▸ Instructions for the task
Return the listing below in full, with every line exactly as it is.

▸ Data lines
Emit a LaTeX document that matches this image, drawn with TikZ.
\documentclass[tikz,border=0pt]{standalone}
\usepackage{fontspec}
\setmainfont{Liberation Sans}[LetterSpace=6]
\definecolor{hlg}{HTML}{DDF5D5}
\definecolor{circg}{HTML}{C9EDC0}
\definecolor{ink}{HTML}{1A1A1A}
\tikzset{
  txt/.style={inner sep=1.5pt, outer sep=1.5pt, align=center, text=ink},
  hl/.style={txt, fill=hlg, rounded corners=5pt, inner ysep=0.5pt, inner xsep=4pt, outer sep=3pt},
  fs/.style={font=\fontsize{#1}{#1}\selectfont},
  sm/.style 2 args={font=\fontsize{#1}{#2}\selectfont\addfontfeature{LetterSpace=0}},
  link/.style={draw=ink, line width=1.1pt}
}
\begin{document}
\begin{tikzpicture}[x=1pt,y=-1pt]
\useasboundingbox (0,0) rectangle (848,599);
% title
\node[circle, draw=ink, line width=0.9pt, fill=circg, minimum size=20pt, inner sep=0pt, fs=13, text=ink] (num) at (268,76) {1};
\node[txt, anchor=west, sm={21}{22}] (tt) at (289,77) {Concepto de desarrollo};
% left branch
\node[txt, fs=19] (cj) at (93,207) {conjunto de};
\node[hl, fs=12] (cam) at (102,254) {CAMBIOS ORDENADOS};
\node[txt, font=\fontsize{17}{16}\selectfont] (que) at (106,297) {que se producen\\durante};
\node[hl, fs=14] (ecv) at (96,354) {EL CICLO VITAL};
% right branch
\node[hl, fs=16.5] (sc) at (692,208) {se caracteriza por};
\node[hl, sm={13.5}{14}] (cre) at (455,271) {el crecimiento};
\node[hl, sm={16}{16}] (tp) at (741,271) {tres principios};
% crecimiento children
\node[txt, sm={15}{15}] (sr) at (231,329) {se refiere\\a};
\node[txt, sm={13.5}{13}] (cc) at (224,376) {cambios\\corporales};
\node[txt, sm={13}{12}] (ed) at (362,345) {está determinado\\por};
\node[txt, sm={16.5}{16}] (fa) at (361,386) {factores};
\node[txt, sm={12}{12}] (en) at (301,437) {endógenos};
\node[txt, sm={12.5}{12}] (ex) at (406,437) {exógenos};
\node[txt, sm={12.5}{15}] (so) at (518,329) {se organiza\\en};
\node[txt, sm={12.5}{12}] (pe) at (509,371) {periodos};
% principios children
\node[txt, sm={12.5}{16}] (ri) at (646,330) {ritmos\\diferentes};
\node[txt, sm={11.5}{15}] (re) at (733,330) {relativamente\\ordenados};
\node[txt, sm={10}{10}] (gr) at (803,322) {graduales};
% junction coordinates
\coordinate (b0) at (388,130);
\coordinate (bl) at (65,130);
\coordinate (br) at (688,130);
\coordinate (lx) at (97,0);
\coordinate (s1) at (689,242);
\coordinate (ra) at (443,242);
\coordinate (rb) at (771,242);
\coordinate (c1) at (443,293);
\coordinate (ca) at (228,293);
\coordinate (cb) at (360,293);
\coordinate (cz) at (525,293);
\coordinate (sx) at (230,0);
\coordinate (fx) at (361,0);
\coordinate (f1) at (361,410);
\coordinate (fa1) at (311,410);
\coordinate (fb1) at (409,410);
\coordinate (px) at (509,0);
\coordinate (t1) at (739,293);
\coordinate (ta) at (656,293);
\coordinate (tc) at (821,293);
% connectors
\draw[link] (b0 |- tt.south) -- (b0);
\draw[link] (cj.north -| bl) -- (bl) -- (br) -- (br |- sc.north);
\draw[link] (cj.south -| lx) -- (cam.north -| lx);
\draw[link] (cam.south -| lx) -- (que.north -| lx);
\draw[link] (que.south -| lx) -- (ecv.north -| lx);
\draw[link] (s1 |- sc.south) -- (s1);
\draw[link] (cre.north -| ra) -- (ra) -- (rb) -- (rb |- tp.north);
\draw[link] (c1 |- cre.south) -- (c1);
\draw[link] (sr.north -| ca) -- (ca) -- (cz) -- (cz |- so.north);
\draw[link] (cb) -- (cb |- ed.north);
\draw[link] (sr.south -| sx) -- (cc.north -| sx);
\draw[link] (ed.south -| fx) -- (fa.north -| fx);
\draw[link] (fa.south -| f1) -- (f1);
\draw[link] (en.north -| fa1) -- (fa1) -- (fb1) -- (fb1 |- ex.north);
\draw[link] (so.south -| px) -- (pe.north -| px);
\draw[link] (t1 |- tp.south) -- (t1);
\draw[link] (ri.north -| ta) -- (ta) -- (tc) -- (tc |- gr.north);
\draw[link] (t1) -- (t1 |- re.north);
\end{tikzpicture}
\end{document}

▸ Exercise result
Emit a LaTeX document that matches this image, drawn with TikZ.
\documentclass[tikz,border=0pt]{standalone}
\usepackage{fontspec}
\setmainfont{Liberation Sans}[LetterSpace=6]
\definecolor{hlg}{HTML}{DDF5D5}
\definecolor{circg}{HTML}{C9EDC0}
\definecolor{ink}{HTML}{1A1A1A}
\tikzset{
  txt/.style={inner sep=1.5pt, outer sep=1.5pt, align=center, text=ink},
  hl/.style={txt, fill=hlg, rounded corners=5pt, inner ysep=0.5pt, inner xsep=4pt, outer sep=3pt},
  fs/.style={font=\fontsize{#1}{#1}\selectfont},
  sm/.style 2 args={font=\fontsize{#1}{#2}\selectfont\addfontfeature{LetterSpace=0}},
  link/.style={draw=ink, line width=1.1pt}
}
\begin{document}
\begin{tikzpicture}[x=1pt,y=-1pt]
\useasboundingbox (0,0) rectangle (848,599);
% title
\node[circle, draw=ink, line width=0.9pt, fill=circg, minimum size=20pt, inner sep=0pt, fs=13, text=ink] (num) at (268,76) {1};
\node[txt, anchor=west, sm={21}{22}] (tt) at (289,77) {Concepto de desarrollo};
% left branch
\node[txt, fs=19] (cj) at (93,207) {conjunto de};
\node[hl, fs=12] (cam) at (102,254) {CAMBIOS ORDENADOS};
\node[txt, font=\fontsize{17}{16}\selectfont] (que) at (106,297) {que se producen\\durante};
\node[hl, fs=14] (ecv) at (96,354) {EL CICLO VITAL};
% right branch
\node[hl, fs=16.5] (sc) at (692,208) {se caracteriza por};
\node[hl, sm={13.5}{14}] (cre) at (455,271) {el crecimiento};
\node[hl, sm={16}{16}] (tp) at (741,271) {tres principios};
% crecimiento children
\node[txt, sm={15}{15}] (sr) at (231,329) {se refiere\\a};
\node[txt, sm={13.5}{13}] (cc) at (224,376) {cambios\\corporales};
\node[txt, sm={13}{12}] (ed) at (362,345) {está determinado\\por};
\node[txt, sm={16.5}{16}] (fa) at (361,386) {factores};
\node[txt, sm={12}{12}] (en) at (301,437) {endógenos};
\node[txt, sm={12.5}{12}] (ex) at (406,437) {exógenos};
\node[txt, sm={12.5}{15}] (so) at (518,329) {se organiza\\en};
\node[txt, sm={12.5}{12}] (pe) at (509,371) {periodos};
% principios children
\node[txt, sm={12.5}{16}] (ri) at (646,330) {ritmos\\diferentes};
\node[txt, sm={11.5}{15}] (re) at (733,330) {relativamente\\ordenados};
\node[txt, sm={10}{10}] (gr) at (803,322) {graduales};
% junction coordinates
\coordinate (b0) at (388,130);
\coordinate (bl) at (65,130);
\coordinate (br) at (688,130);
\coordinate (lx) at (97,0);
\coordinate (s1) at (689,242);
\coordinate (ra) at (443,242);
\coordinate (rb) at (771,242);
\coordinate (c1) at (443,293);
\coordinate (ca) at (228,293);
\coordinate (cb) at (360,293);
\coordinate (cz) at (525,293);
\coordinate (sx) at (230,0);
\coordinate (fx) at (361,0);
\coordinate (f1) at (361,410);
\coordinate (fa1) at (311,410);
\coordinate (fb1) at (409,410);
\coordinate (px) at (509,0);
\coordinate (t1) at (739,293);
\coordinate (ta) at (656,293);
\coordinate (tc) at (821,293);
% connectors
\draw[link] (b0 |- tt.south) -- (b0);
\draw[link] (cj.north -| bl) -- (bl) -- (br) -- (br |- sc.north);
\draw[link] (cj.south -| lx) -- (cam.north -| lx);
\draw[link] (cam.south -| lx) -- (que.north -| lx);
\draw[link] (que.south -| lx) -- (ecv.north -| lx);
\draw[link] (s1 |- sc.south) -- (s1);
\draw[link] (cre.north -| ra) -- (ra) -- (rb) -- (rb |- tp.north);
\draw[link] (c1 |- cre.south) -- (c1);
\draw[link] (sr.north -| ca) -- (ca) -- (cz) -- (cz |- so.north);
\draw[link] (cb) -- (cb |- ed.north);
\draw[link] (sr.south -| sx) -- (cc.north -| sx);
\draw[link] (ed.south -| fx) -- (fa.north -| fx);
\draw[link] (fa.south -| f1) -- (f1);
\draw[link] (en.north -| fa1) -- (fa1) -- (fb1) -- (fb1 |- ex.north);
\draw[link] (so.south -| px) -- (pe.north -| px);
\draw[link] (t1 |- tp.south) -- (t1);
\draw[link] (ri.north -| ta) -- (ta) -- (tc) -- (tc |- gr.north);
\draw[link] (t1) -- (t1 |- re.north);
\end{tikzpicture}
\end{document}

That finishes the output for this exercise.